Por: Fernando Molica

Vozes e mordaças da ditadura

Dilma Rousseff durante audiência em tribunal militar. | Foto: Reprodução

Uma decisão da ministra Cármen Lúcia, do Supremo Tribunal Federal, e a estreia de um podcast trazem para o presente e lançam para o futuro registros de um passado que não pode ser esquecido: as gravações de vozes dos que comandaram ou legitimaram a ditadura militar que, depois de amanhã, comemora 60 anos. 

A ministra determinou o fim da resistência do Superior Tribunal Militar em fornecer ao pesquisador Fernando Augusto Fernandes todas as gravações de sessões públicas e secretas de casos ocorridos na década de 1970 — a Justiça Militar era encarregada de julgar os acusados de atuar contra a ditadura.

Já a rádio CBN começou a divulgar áudios obtidos pelo jornalista Elio Gaspari que trazem 300 horas de gravações de conversas mantidas, por, entre outros, o general Ernesto Geisel, que presidiu o país entre 1974 e 1979. O material foi uma das fontes utilizadas por Gaspari para escrever seus cinco livros fundamentais para se conhecer a ditadura por dentro.

Idealizado pelos jornalistas Pedro Dias Leite e Plínio Fraga, o projeto reúne áudios que não deixam dúvidas sobre um período cujo caráter é até hoje dissimulado por líderes políticos e comandantes militares. Geisel deixa claro: 1. havia era uma ditadura; 2. o regime assassinava adversários.

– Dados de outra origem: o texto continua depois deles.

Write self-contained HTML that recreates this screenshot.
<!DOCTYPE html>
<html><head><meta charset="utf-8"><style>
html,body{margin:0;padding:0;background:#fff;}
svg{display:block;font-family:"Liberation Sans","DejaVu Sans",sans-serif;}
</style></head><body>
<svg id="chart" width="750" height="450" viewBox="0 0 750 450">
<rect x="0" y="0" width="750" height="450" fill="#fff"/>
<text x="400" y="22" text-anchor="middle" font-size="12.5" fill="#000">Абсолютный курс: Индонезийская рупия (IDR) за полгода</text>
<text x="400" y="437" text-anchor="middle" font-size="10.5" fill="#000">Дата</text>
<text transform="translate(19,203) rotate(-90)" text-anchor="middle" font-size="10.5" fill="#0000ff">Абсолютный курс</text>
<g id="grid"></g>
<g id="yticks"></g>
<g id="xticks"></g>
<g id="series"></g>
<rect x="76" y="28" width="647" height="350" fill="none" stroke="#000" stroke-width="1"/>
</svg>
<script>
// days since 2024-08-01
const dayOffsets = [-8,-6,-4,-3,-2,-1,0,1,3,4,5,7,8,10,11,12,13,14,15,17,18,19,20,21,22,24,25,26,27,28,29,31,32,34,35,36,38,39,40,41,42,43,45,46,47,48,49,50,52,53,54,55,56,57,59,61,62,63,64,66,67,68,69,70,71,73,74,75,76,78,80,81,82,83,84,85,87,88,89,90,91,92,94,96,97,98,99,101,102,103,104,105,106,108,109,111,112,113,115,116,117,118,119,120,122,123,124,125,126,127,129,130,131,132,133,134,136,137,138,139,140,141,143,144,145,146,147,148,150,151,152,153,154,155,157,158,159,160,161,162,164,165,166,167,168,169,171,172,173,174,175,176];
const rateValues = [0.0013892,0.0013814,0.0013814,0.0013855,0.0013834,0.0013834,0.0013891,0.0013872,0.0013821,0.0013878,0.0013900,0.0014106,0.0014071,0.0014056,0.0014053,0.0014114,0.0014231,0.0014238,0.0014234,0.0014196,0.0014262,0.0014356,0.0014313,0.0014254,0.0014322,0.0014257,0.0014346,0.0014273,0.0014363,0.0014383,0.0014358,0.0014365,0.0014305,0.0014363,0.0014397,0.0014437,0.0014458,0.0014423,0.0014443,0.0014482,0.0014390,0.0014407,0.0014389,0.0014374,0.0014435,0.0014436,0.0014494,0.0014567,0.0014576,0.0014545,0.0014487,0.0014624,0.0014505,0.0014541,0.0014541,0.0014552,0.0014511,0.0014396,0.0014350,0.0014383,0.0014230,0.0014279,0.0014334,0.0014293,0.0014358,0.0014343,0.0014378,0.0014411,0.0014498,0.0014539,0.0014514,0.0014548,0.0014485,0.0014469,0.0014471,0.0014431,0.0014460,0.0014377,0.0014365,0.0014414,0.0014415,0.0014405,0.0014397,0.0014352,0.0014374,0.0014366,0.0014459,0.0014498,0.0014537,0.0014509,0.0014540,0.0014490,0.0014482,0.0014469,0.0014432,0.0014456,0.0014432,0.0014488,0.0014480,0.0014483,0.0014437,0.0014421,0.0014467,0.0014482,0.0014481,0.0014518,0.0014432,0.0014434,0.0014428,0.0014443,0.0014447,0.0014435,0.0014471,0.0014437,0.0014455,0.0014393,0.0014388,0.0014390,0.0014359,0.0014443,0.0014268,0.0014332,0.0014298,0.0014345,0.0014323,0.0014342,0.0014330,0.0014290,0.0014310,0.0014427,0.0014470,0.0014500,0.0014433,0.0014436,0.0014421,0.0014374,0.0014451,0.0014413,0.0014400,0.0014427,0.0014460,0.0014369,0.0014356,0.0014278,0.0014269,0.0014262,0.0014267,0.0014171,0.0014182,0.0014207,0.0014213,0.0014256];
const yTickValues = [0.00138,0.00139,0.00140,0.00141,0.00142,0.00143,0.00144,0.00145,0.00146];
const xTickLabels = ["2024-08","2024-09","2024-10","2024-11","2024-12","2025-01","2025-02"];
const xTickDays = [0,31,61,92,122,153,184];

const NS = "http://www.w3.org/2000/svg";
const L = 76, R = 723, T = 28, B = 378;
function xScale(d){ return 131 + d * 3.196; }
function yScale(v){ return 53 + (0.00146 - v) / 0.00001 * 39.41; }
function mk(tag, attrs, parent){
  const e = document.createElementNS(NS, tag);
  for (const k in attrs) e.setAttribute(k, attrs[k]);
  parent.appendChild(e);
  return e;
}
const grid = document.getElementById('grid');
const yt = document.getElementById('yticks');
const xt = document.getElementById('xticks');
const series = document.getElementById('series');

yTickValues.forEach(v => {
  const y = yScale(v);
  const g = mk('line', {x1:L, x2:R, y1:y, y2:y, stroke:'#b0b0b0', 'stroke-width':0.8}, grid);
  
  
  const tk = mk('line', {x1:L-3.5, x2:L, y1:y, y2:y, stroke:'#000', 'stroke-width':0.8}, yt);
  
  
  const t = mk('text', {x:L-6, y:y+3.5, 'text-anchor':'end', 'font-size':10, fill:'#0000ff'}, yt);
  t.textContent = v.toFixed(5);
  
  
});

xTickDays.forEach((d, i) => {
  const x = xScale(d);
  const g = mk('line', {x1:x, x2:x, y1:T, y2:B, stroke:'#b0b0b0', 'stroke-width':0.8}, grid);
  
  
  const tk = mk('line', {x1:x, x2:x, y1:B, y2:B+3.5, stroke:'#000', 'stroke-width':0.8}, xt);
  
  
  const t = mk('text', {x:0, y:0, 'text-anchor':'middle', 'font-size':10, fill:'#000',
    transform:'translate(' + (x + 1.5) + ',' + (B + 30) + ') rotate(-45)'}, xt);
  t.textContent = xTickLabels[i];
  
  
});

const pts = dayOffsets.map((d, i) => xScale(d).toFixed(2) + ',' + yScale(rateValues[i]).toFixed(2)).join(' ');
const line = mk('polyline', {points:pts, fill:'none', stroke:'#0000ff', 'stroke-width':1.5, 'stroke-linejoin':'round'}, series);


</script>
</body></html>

Em um comentário, o general defendeu o fim do que classifica de ditadura. Em fevereiro de 1974, pouco antes de assumir a Presidência, disse para o general Dale Coutinho, seu futuro ministro do Exército. "Ô Coutinho, esse troço de matar é uma barbaridade, mas acho que tem que ser". 

Antes, o oficial dissera para Geisel: "O negócio melhorou muito. Agora, melhorou, aqui entre nós, foi quando nós começamos a matar".  Eles não falaram em troca de tiros, em combates, mas em homicídios, como fica ainda mais evidente em outra frase daquele que assumiria a cadeira presidencial: "Porque antigamente você prendia o sujeito e ia lá para fora" — ou seja, saía do país.

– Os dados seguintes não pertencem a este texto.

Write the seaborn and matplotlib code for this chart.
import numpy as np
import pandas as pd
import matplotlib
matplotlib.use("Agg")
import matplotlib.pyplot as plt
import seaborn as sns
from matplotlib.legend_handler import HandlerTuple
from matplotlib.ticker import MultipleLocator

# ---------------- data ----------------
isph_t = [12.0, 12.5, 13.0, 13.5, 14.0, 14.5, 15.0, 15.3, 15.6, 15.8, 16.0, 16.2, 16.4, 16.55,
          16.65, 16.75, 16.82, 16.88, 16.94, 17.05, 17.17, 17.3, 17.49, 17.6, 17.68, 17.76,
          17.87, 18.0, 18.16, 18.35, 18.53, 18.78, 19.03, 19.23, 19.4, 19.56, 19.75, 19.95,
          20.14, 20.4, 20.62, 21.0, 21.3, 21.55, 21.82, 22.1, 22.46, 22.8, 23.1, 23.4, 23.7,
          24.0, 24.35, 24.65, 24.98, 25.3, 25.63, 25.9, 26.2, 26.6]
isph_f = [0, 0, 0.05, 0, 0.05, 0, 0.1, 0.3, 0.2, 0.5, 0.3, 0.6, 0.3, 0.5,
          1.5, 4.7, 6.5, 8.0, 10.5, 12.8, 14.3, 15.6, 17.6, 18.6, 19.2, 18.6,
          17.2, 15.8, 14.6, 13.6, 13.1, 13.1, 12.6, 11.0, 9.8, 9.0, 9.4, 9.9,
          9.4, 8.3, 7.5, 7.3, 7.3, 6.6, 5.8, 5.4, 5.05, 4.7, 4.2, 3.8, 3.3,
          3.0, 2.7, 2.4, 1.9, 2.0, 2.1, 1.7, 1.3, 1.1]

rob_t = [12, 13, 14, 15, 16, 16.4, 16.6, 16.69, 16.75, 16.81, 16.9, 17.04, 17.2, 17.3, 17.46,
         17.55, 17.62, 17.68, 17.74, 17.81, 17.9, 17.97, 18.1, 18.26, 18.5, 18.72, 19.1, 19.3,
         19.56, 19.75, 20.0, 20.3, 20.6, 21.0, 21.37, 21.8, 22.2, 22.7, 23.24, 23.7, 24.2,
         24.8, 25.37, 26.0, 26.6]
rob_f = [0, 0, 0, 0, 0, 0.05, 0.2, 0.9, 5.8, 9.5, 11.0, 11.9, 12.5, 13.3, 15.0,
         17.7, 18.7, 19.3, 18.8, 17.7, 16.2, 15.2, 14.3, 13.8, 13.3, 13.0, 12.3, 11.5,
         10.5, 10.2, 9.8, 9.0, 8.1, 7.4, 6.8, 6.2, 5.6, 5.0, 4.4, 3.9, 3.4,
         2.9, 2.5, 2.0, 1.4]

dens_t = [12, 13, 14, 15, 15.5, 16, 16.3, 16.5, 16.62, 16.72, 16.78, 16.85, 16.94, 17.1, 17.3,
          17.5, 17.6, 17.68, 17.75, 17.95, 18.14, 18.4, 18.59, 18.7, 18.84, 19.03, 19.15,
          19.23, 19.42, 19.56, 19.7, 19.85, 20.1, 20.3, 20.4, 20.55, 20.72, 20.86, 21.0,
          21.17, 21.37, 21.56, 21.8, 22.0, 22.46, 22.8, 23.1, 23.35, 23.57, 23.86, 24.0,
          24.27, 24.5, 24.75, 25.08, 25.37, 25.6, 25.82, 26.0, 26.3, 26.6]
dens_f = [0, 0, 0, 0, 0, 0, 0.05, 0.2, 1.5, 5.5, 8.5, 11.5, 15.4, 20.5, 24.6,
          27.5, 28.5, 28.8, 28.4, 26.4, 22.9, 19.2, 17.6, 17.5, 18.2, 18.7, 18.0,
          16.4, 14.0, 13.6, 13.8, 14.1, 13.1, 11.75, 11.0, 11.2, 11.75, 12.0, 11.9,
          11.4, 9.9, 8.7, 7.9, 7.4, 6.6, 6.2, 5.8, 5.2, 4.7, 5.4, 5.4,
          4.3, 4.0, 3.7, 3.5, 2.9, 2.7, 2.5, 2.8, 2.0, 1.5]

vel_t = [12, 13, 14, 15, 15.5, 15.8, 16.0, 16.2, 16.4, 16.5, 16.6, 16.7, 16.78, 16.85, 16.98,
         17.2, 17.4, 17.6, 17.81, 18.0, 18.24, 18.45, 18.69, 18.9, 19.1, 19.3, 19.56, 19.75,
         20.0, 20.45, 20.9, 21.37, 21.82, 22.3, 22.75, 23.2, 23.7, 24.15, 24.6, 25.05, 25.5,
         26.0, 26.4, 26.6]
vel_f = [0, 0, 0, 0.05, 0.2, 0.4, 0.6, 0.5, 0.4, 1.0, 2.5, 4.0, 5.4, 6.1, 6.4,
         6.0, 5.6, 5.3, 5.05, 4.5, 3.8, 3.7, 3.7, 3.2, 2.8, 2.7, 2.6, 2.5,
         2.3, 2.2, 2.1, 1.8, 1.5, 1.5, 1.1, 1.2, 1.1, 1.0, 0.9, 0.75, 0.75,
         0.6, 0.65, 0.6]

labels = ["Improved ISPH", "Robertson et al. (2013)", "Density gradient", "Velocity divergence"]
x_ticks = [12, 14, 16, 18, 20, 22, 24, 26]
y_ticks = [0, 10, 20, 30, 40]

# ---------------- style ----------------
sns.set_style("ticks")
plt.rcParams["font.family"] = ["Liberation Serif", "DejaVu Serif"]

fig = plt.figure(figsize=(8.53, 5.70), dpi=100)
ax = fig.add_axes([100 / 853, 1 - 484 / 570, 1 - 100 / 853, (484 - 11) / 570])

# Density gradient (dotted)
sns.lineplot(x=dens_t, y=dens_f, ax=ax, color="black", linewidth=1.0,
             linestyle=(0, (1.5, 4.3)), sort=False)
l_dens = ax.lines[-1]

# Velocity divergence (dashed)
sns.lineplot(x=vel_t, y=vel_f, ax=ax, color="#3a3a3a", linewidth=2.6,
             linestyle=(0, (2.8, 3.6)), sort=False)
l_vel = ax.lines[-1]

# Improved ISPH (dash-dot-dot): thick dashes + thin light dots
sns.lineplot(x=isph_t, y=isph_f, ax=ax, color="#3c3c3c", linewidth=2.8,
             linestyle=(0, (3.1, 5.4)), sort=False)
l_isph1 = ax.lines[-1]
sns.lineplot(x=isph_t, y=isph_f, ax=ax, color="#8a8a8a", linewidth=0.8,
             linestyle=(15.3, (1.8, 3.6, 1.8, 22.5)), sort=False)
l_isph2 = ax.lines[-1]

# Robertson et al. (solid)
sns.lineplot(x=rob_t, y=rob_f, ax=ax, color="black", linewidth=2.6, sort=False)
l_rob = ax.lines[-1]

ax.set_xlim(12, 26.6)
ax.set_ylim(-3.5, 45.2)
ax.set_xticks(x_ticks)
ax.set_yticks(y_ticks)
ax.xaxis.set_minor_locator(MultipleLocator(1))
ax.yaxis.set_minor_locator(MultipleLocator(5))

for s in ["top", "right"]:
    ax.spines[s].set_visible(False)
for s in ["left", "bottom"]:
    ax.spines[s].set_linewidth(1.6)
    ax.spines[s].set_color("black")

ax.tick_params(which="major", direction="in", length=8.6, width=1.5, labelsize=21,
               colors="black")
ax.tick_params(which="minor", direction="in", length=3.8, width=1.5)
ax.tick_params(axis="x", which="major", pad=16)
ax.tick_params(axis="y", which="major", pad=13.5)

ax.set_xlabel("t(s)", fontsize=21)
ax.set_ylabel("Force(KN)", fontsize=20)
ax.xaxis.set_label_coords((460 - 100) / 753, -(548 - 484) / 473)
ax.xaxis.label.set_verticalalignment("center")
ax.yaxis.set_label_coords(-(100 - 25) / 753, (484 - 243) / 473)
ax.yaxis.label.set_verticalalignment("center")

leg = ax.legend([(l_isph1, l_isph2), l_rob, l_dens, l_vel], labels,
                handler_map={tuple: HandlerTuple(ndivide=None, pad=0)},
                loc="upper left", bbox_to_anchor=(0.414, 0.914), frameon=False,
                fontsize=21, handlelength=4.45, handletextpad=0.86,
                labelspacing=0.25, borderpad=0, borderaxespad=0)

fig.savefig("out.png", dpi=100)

A resistência do STM de entregar todos os áudios — chegou a alegar problemas técnicos nas gravações — remete à foto que registra, em 1970, a presença de Dilma Rousseff numa auditoria militar. Presa, vítima de tortura, ela mantém um olhar altivo que contrasta com a atitude de dois oficiais fardados, integrantes da corte, que escondem seus rostos.

Aqueles homens envergonhados sabiam que participavam de uma farsa, que estavam sendo coniventes com uma ditadura, com um regime que torturava e matava; covardes, não queriam que a história registrasse suas fisionomias.

Ao tentar impedir a divulgação dos áudios, o STM fez como aqueles oficiais, tentou amordaçar a história, e o fez ao longo de décadas. Sabe que a maioria daquelas gravações registram momentos vergonhosos para os militares.

O podcast e a decisão da ministra reforçam o que sequer deveria precisar ser repetido: não haverá um completo acerto de contas com a história enquanto comandantes das Forças Armadas continuarem a negar o óbvio, não aceitarem que o golpe que depôs o presidente constitucional não deve, em qualquer hipótese, ser visto como motivo de orgulho.

As FFAA não podem continuar a enaltecer feitos que redundaram em mortes de compatriotas, como as campanhas de Canudos e o golpe de 1964. É preciso que, como qualquer pessoa ou instituição, as três forças aprendam com a história, revejam seus conceitos, adequem seus currículos ao mundo que superou a guerra fria.

As consequências nefastas do envolvimento de oficiais de altas patentes com as articulações golpistas de Jair Bolsonaro mostram, mais uma vez, o erro de permitir que a política entrasse nos quartéis. A história precisa ser outra, mas, para isso, é necessário que o passado seja ouvido em alto e bom som, sem medo ou restrições.